** DATA **
══════

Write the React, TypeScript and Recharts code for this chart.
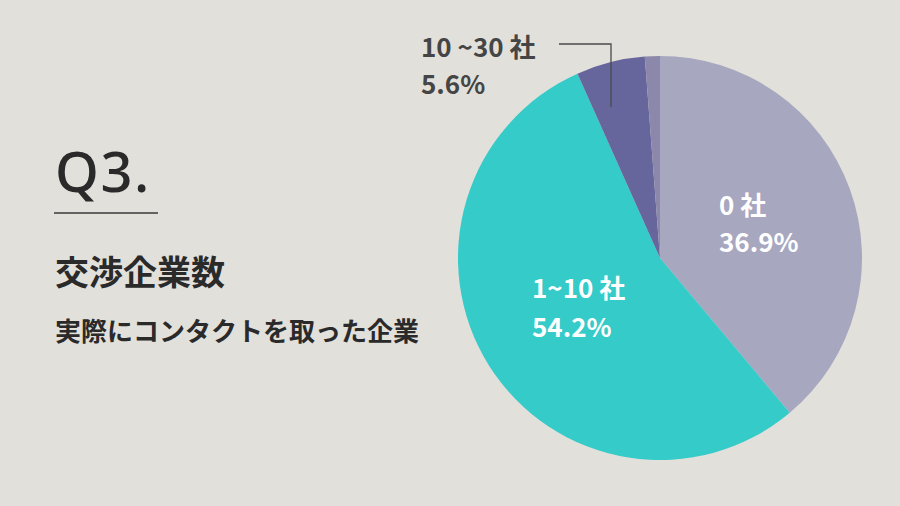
import { Pie, PieChart, Cell } from "recharts";

// slice order runs clockwise from 12 o'clock
const categories = ["0 社", "1~10 社", "10 ~30 社", "その他"];
// angular shares
const shares = [38.9, 54.4, 5.5, 1.2];
// percentages printed on the chart
const percentLabels = ["36.9%", "54.2%", "5.6%", ""];

const SLICE_COLORS = ["#a7a7bf", "#34cbc9", "#67669c", "#8b88ab"];
const BG = "#e2e0db";
const TEXT_DARK = "#2a2a2a";

// recharts adds its 5px default margin to numeric cx/cy
const CX = 655;
const CY = 253;
const RADIUS = 202;

// label anchor offsets from the pie centre (x, name baseline, percent baseline)
const LABEL_OFFSETS: Array<[number, number, number] | null> = [
  [59, -43, -6],
  [-128, 40, 79],
  [-239, -201, -164],
  null
];

const chartData = categories.map((name, i) => ({ name, value: shares[i], pct: percentLabels[i] }));

const labelFont = "'Noto Sans CJK JP', 'Noto Sans', sans-serif";

function SliceLabel(props: any) {
  const { cx, cy, index } = props;
  const off = LABEL_OFFSETS[index];
  if (!off) {
    return null;
  }
  const outside = index === 2;
  const fill = outside ? "#454545" : "#ffffff";
  const x = cx + off[0];
  return (
    <g>
      <text x={x} y={cy + off[1]} fill={fill} fontSize={26} fontWeight={600} fontFamily={labelFont}>
        {chartData[index].name}
      </text>
      <text x={x} y={cy + off[2]} fill={fill} fontSize={26} fontWeight={600} fontFamily={labelFont}>
        {chartData[index].pct}
      </text>
      {outside && (
        <polyline
          points={`${cx - 101},${cy - 214} ${cx - 49},${cy - 214} ${cx - 49},${cy - 151}`}
          fill="none"
          stroke="#4a4a4a"
          strokeWidth={1.3}
        />
      )}
    </g>
  );
}

export default function App() {
  return (
    <div style={{ position: "relative", width: 900, height: 506, background: BG, overflow: "hidden" }}>
      <style>{`body{margin:0}`}</style>
      <svg width={900} height={506} style={{ position: "absolute", left: 0, top: 0 }}>
        <text x={55} y={192} fontSize={56} fontFamily="'Noto Sans', sans-serif" fontWeight={500} fill={TEXT_DARK} letterSpacing={1.5}>
          Q3.
        </text>
        <line x1={54} x2={158} y1={213} y2={213} stroke="#3a3a3a" strokeWidth={1.3} />
        <text x={55} y={285} fontSize={34} fontFamily={labelFont} fontWeight={700} fill={TEXT_DARK}>
          交渉企業数
        </text>
        <text x={55} y={341} fontSize={26} fontFamily={labelFont} fontWeight={600} fill={TEXT_DARK}>
          実際にコンタクトを取った企業
        </text>
      </svg>
      <div style={{ position: "absolute", left: 0, top: 0 }}>
        <PieChart width={900} height={506}>
          <Pie
            data={chartData}
            dataKey="value"
            nameKey="name"
            cx={CX}
            cy={CY}
            outerRadius={RADIUS}
            startAngle={90}
            endAngle={-270}
            stroke="none"
            label={SliceLabel}
            labelLine={false}
            isAnimationActive={false}
          >
            {chartData.map((d, i) => (
              <Cell key={d.name} fill={SLICE_COLORS[i]} />
            ))}
          </Pie>
        </PieChart>
      </div>
    </div>
  );
}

══════

** TASK BRIEF **
Write out, word for word, the lines from the start of the data through the one holding "CJK JP', 'Noto". Omit pictures.

** OUTPUT FOR THIS TASK **
Write the React, TypeScript and Recharts code for this chart.
import { Pie, PieChart, Cell } from "recharts";

// slice order runs clockwise from 12 o'clock
const categories = ["0 社", "1~10 社", "10 ~30 社", "その他"];
// angular shares
const shares = [38.9, 54.4, 5.5, 1.2];
// percentages printed on the chart
const percentLabels = ["36.9%", "54.2%", "5.6%", ""];

const SLICE_COLORS = ["#a7a7bf", "#34cbc9", "#67669c", "#8b88ab"];
const BG = "#e2e0db";
const TEXT_DARK = "#2a2a2a";

// recharts adds its 5px default margin to numeric cx/cy
const CX = 655;
const CY = 253;
const RADIUS = 202;

// label anchor offsets from the pie centre (x, name baseline, percent baseline)
const LABEL_OFFSETS: Array<[number, number, number] | null> = [
  [59, -43, -6],
  [-128, 40, 79],
  [-239, -201, -164],
  null
];

const chartData = categories.map((name, i) => ({ name, value: shares[i], pct: percentLabels[i] }));

const labelFont = "'Noto Sans CJK JP', 'Noto Sans', sans-serif";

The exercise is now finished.